La semana pasada tuvo lugar
en el Tribunal Supremo el juicio oral contra el juez Baltasar Garzón, acusado de un delito de prevaricación por
vulnerar el derecho al secreto de las comunicaciones entre unos internados en
prisión pendientes de juicio y sus abogados defensores. Al escribir este
artículo todavía no se ha dictado sentencia.
El único supuesto previsto
por la ley para autorizar en estos casos la intervención de las comunicaciones es que se trate de delitos relacionados con
el terrorismo, excluyéndose a los demás. La razón de esta restricción es el
respeto debido al derecho fundamental de defensa, imprescindible para la
celebración de un juicio con todas las garantías. En efecto, el artículo 51 de
la ley general Penitenciaria establece que las comunicaciones entre el preso
preventivo y su abogado defensor sólo podían ser suspendidas o intervenidas
“por orden de la autoridad judicial y en los supuestos de terrorismo”.
Sin embargo, la
interpretación de este inciso no es del todo clara. Se plantean dudas sobre si
deben acumularse ambas condiciones –orden del juez y supuesto de terrorismo– o
bien pueden ser alternativas: tanto por orden de la autoridad judicial como en
casos de terrorismo. A estas dudas se sumó el confuso artículo 579 de la ley de
Enjuiciamiento Criminal que parece permitir, con carácter general y mediante
auto del juez, una intervención de las comunicaciones entre los abogados y sus
clientes.
Estas dudas fueron despejadas
por la STC 183/1994 al establecer que la única norma aplicable en el caso de
que el acusado estuviere preso es la que se contiene en la ley penitenciaria y
que las condiciones son acumulativas: por orden judicial y, además, sólo en
delitos de terrorismo. Que la norma aplicable fuera la ley penitenciaria
parecía claro. Así se prevé literalmente en el artículo 25.2 de la Constitución
y se deduce del principio de especialidad: la ley especial (la penitenciaria)
es de preferente aplicación respecto de la general (la de enjuiciamiento
criminal).
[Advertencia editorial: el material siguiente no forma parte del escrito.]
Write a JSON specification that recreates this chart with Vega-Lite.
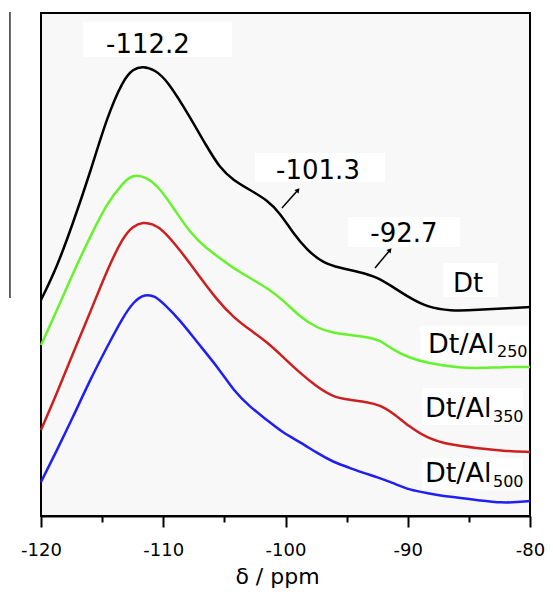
{
  "$schema": "https://vega.github.io/schema/vega-lite/v6.json",
  "width": 489,
  "height": 503,
  "autosize": "none",
  "padding": {"left": 41, "top": 13, "right": 23, "bottom": 76},
  "background": "white",
  "config": {
    "view": {"stroke": "black", "strokeWidth": 2, "fill": "#f8f8f8"},
    "font": "DejaVu Sans"
  },
  "datasets": {
    "spectra": [
      {"s":"Dt","x":-120,"y":216},{"s":"Dt","x":-118.69,"y":249},{"s":"Dt","x":-117.38,"y":293},{"s":"Dt","x":-115.99,"y":343},{"s":"Dt","x":-114.6,"y":399},{"s":"Dt","x":-113.29,"y":436},{"s":"Dt","x":-112.47,"y":447},{"s":"Dt","x":-111.66,"y":450},{"s":"Dt","x":-110.67,"y":446},{"s":"Dt","x":-109.69,"y":436},{"s":"Dt","x":-107.81,"y":399},{"s":"Dt","x":-106.42,"y":369},{"s":"Dt","x":-105.36,"y":348},{"s":"Dt","x":-104.29,"y":336},{"s":"Dt","x":-102.9,"y":326},{"s":"Dt","x":-101.51,"y":316},{"s":"Dt","x":-100.45,"y":303},{"s":"Dt","x":-99.39,"y":283},{"s":"Dt","x":-98.24,"y":266},{"s":"Dt","x":-96.93,"y":253},{"s":"Dt","x":-95.54,"y":248},{"s":"Dt","x":-93.91,"y":244},{"s":"Dt","x":-92.52,"y":239},{"s":"Dt","x":-91.21,"y":229},{"s":"Dt","x":-89.82,"y":218},{"s":"Dt","x":-88.43,"y":209},{"s":"Dt","x":-86.54,"y":205},{"s":"Dt","x":-84.33,"y":206},{"s":"Dt","x":-81.64,"y":208},{"s":"Dt","x":-80,"y":209},
      {"s":"Al250","x":-120,"y":171},{"s":"Al250","x":-118.69,"y":206},{"s":"Al250","x":-117.38,"y":243},{"s":"Al250","x":-115.99,"y":279},{"s":"Al250","x":-114.6,"y":313},{"s":"Al250","x":-113.29,"y":333},{"s":"Al250","x":-112.72,"y":339},{"s":"Al250","x":-112.15,"y":341},{"s":"Al250","x":-111.33,"y":338},{"s":"Al250","x":-110.51,"y":331},{"s":"Al250","x":-109.2,"y":309},{"s":"Al250","x":-107.81,"y":283},{"s":"Al250","x":-106.42,"y":267},{"s":"Al250","x":-105.36,"y":258},{"s":"Al250","x":-104.29,"y":248},{"s":"Al250","x":-102.9,"y":238},{"s":"Al250","x":-101.51,"y":228},{"s":"Al250","x":-100.2,"y":216},{"s":"Al250","x":-98.81,"y":199},{"s":"Al250","x":-97.42,"y":188},{"s":"Al250","x":-96.11,"y":183},{"s":"Al250","x":-94.72,"y":181},{"s":"Al250","x":-93.33,"y":179},{"s":"Al250","x":-92.27,"y":176},{"s":"Al250","x":-91.21,"y":166},{"s":"Al250","x":-89.82,"y":158},{"s":"Al250","x":-88.43,"y":153},{"s":"Al250","x":-85.73,"y":148},{"s":"Al250","x":-83.84,"y":148},{"s":"Al250","x":-82.21,"y":149},{"s":"Al250","x":-80,"y":149},
      {"s":"Al350","x":-120,"y":86},{"s":"Al350","x":-118.69,"y":123},{"s":"Al350","x":-117.38,"y":163},{"s":"Al350","x":-115.99,"y":203},{"s":"Al350","x":-114.6,"y":246},{"s":"Al350","x":-113.29,"y":279},{"s":"Al350","x":-112.47,"y":290},{"s":"Al350","x":-111.66,"y":294},{"s":"Al350","x":-110.84,"y":292},{"s":"Al350","x":-110.02,"y":286},{"s":"Al350","x":-108.63,"y":266},{"s":"Al350","x":-107.24,"y":243},{"s":"Al350","x":-105.6,"y":216},{"s":"Al350","x":-104.29,"y":199},{"s":"Al350","x":-102.9,"y":186},{"s":"Al350","x":-101.51,"y":174},{"s":"Al350","x":-100.2,"y":159},{"s":"Al350","x":-98.81,"y":143},{"s":"Al350","x":-97.42,"y":129},{"s":"Al350","x":-96.11,"y":119},{"s":"Al350","x":-94.72,"y":116},{"s":"Al350","x":-93.33,"y":114},{"s":"Al350","x":-92.27,"y":111},{"s":"Al350","x":-91.21,"y":103},{"s":"Al350","x":-89.82,"y":89},{"s":"Al350","x":-88.43,"y":78},{"s":"Al350","x":-86.54,"y":71},{"s":"Al350","x":-84.33,"y":68},{"s":"Al350","x":-82.21,"y":65},{"s":"Al350","x":-80,"y":64},
      {"s":"Al500","x":-120,"y":34},{"s":"Al500","x":-118.69,"y":66},{"s":"Al500","x":-117.38,"y":99},{"s":"Al500","x":-115.99,"y":136},{"s":"Al500","x":-114.6,"y":169},{"s":"Al500","x":-113.29,"y":199},{"s":"Al500","x":-112.39,"y":215},{"s":"Al500","x":-111.49,"y":222},{"s":"Al500","x":-110.67,"y":220},{"s":"Al500","x":-110.02,"y":213},{"s":"Al500","x":-108.63,"y":196},{"s":"Al500","x":-107.24,"y":174},{"s":"Al500","x":-105.36,"y":146},{"s":"Al500","x":-104.29,"y":126},{"s":"Al500","x":-102.9,"y":109},{"s":"Al500","x":-101.51,"y":96},{"s":"Al500","x":-100.2,"y":83},{"s":"Al500","x":-98.81,"y":74},{"s":"Al500","x":-97.42,"y":63},{"s":"Al500","x":-96.11,"y":54},{"s":"Al500","x":-94.72,"y":48},{"s":"Al500","x":-93.6,"y":43},{"s":"Al500","x":-92.52,"y":39},{"s":"Al500","x":-91.21,"y":33},{"s":"Al500","x":-89.82,"y":26},{"s":"Al500","x":-88.43,"y":23},{"s":"Al500","x":-86.54,"y":19},{"s":"Al500","x":-84.33,"y":16},{"s":"Al500","x":-82.21,"y":13},{"s":"Al500","x":-81.06,"y":14},{"s":"Al500","x":-80,"y":15}
    ],
    "boxes": [
      {"x":-116.56,"x2":-104.38,"y":494,"y2":459},
      {"x":-102.49,"x2":-91.86,"y":363,"y2":334},
      {"x":-94.89,"x2":-85.73,"y":299,"y2":269},
      {"x":-87.12,"x2":-82.62,"y":253,"y2":219},
      {"x":-89.0,"x2":-80.16,"y":190,"y2":156},
      {"x":-88.83,"x2":-80.57,"y":128,"y2":91},
      {"x":-88.83,"x2":-80.57,"y":58,"y2":26}
    ],
    "arrows": [
      {"x":-100.29,"y":308,"x2":-98.98,"y2":326},
      {"x":-92.68,"y":248,"x2":-91.45,"y2":266}
    ],
    "peaks": [
      {"label":"-112.2","x":-111.25,"y":463},
      {"label":"-101.3","x":-97.34,"y":337},
      {"label":"-92.7","x":-90.31,"y":274},
      {"label":"Dt","x":-85.07,"y":224}
    ],
    "names": [
      {"label":"Dt/Al","x":-88.34,"y":163},
      {"label":"Dt/Al","x":-88.59,"y":99},
      {"label":"Dt/Al","x":-88.59,"y":34}
    ],
    "subs": [
      {"label":"250","x":-82.7,"y":159},
      {"label":"350","x":-83.03,"y":94},
      {"label":"500","x":-83.03,"y":29}
    ],
    "stray": [
      {"x":-122.54,"y":504,"y2":218}
    ]
  },
  "resolve": {"axis": {"x": "independent"}},
  "layer": [
    {
      "data": {"name": "boxes"},
      "mark": {"type": "rect", "fill": "white"},
      "encoding": {
        "x": {"field": "x", "type": "quantitative", "axis": null, "scale": {"domain": [-120, -80], "nice": false}},
        "x2": {"field": "x2"},
        "y": {"field": "y", "type": "quantitative", "axis": null, "scale": {"domain": [0, 503], "nice": false}},
        "y2": {"field": "y2"}
      }
    },
    {
      "data": {"name": "spectra"},
      "mark": {"type": "line", "strokeWidth": 2.5, "interpolate": "basis"},
      "encoding": {
        "x": {"field": "x", "type": "quantitative",
          "axis": {"orient": "bottom", "values": [-120, -110, -100, -90, -80], "title": "δ / ppm", "grid": false,
            "labelExpr": "replace(datum.label, '−', '-')",
            "domainColor": "black", "domainWidth": 2, "tickColor": "black", "tickWidth": 2, "tickSize": 11,
            "labelFontSize": 18, "labelColor": "black", "labelFont": "DejaVu Sans", "labelPadding": 14,
            "labelFlush": false, "labelOverlap": false,
            "titleFontSize": 22, "titleFont": "DejaVu Sans", "titleFontWeight": "normal", "titleColor": "black", "titlePadding": 7, "titleX": 236}},
        "y": {"field": "y", "type": "quantitative", "axis": null},
        "color": {"field": "s", "type": "nominal", "legend": null,
          "scale": {"domain": ["Dt", "Al250", "Al350", "Al500"], "range": ["#000000", "#66f22c", "#cc1f1f", "#1f1ff5"]}},
        "detail": {"field": "s"}
      }
    },
    {
      "data": {"name": "arrows"},
      "mark": {"type": "rule", "color": "black", "strokeWidth": 1.5},
      "encoding": {
        "x": {"field": "x", "type": "quantitative", "axis": null},
        "y": {"field": "y", "type": "quantitative", "axis": null},
        "x2": {"field": "x2"},
        "y2": {"field": "y2"}
      }
    },
    {
      "data": {"name": "arrows"},
      "mark": {"type": "point", "shape": "triangle-up", "filled": true, "color": "black", "size": 28, "angle": 40, "opacity": 1},
      "encoding": {
        "x": {"field": "x2", "type": "quantitative", "axis": null},
        "y": {"field": "y2", "type": "quantitative", "axis": null}
      }
    },
    {
      "data": {"name": "peaks"},
      "mark": {"type": "text", "fontSize": 26, "font": "DejaVu Sans", "align": "center", "baseline": "alphabetic", "color": "black"},
      "encoding": {
        "x": {"field": "x", "type": "quantitative", "axis": null},
        "y": {"field": "y", "type": "quantitative", "axis": null},
        "text": {"field": "label"}
      }
    },
    {
      "data": {"name": "names"},
      "mark": {"type": "text", "fontSize": 27, "font": "DejaVu Sans", "align": "left", "baseline": "alphabetic", "color": "black"},
      "encoding": {
        "x": {"field": "x", "type": "quantitative", "axis": null},
        "y": {"field": "y", "type": "quantitative", "axis": null},
        "text": {"field": "label"}
      }
    },
    {
      "data": {"name": "subs"},
      "mark": {"type": "text", "fontSize": 16, "font": "DejaVu Sans", "align": "left", "baseline": "alphabetic", "color": "black"},
      "encoding": {
        "x": {"field": "x", "type": "quantitative", "axis": null},
        "y": {"field": "y", "type": "quantitative", "axis": null},
        "text": {"field": "label"}
      }
    },
    {
      "data": {"name": "stray"},
      "mark": {"type": "rule", "color": "#333333", "strokeWidth": 1.5},
      "encoding": {
        "x": {"field": "x", "type": "quantitative",
          "axis": {"orient": "bottom", "values": [-115, -105, -95, -85], "labels": false, "domain": false, "grid": false, "title": null,
            "tickColor": "black", "tickWidth": 2, "tickSize": 6}},
        "y": {"field": "y", "type": "quantitative", "axis": null},
        "y2": {"field": "y2"}
      }
    }
  ]
}
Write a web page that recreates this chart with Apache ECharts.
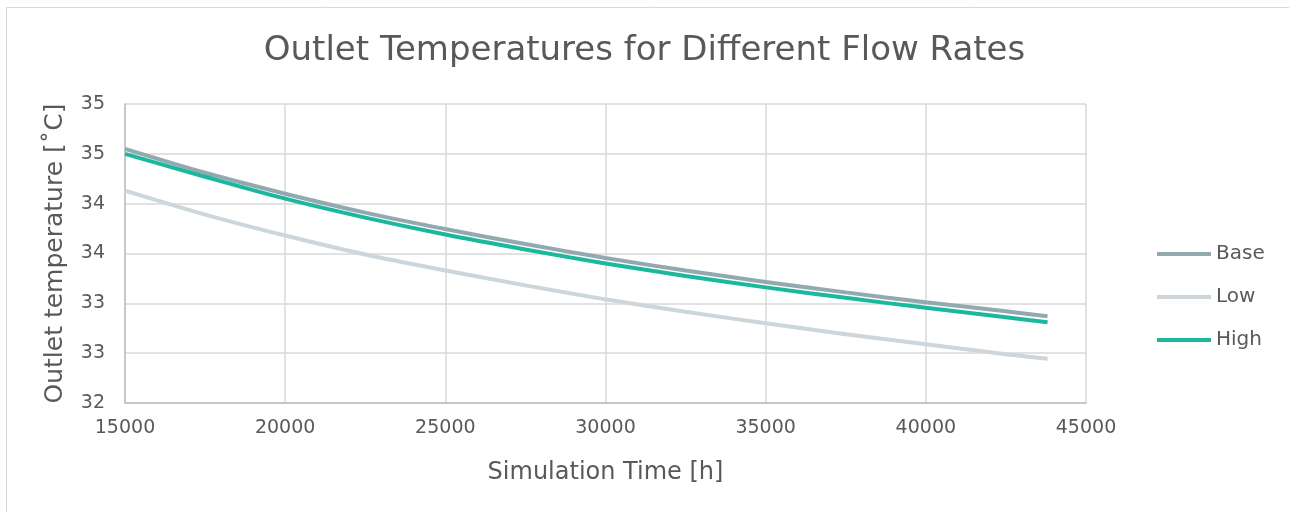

No obstante, las dudas sobre si deben acumularse las condiciones o
estas son alternativas no han cesado y aún siguen, tanto en resoluciones
judiciales –algunas dentro de este mismo proceso que empezó a instruir Garzón–,
como debido a la jurisprudencia del Tribunal Europeo de Derechos Humanos y a
ciertas opiniones doctrinales. Incluso la fiscal del proceso contra Garzón ha
considerado que las intervenciones ordenadas por este –a pesar de no tratarse
de terrorismo– respetan nuestro ordenamiento.
Si consideramos que Garzón se
equivocó, y hay razones para así considerarlo, la consecuencia es, simplemente,
que las pruebas obtenidas son ilícitas y, por tanto, inválidas. Pero de ahí a
concluir que ha prevaricado media un trecho injustificable. El delito de
prevaricación consiste en dictar conscientemente –“a sabiendas”– una resolución
judicial contraria a la ley. Para ello es preciso que tal resolución sea
manifiestamente irrazonable, sin justificación ni argumento jurídico que la
sustente. Hemos visto que en este caso ello no es así: los criterios de Garzón
son acogidos por otros jueces, fiscales, tribunales internacionales de derechos
humanos y sectores doctrinales.
El derecho no es una ciencia exacta y el legislador debería modificar las
leyes para ser más claro en este punto y no ocasionar confusión. Es probable
que Garzón se equivocara, como tantas veces otros tantos jueces pero, por el
mero hecho de equivocarse, un juez no incurre en un delito de prevaricación. Si
así fuera, todos los jueces serían delincuentes.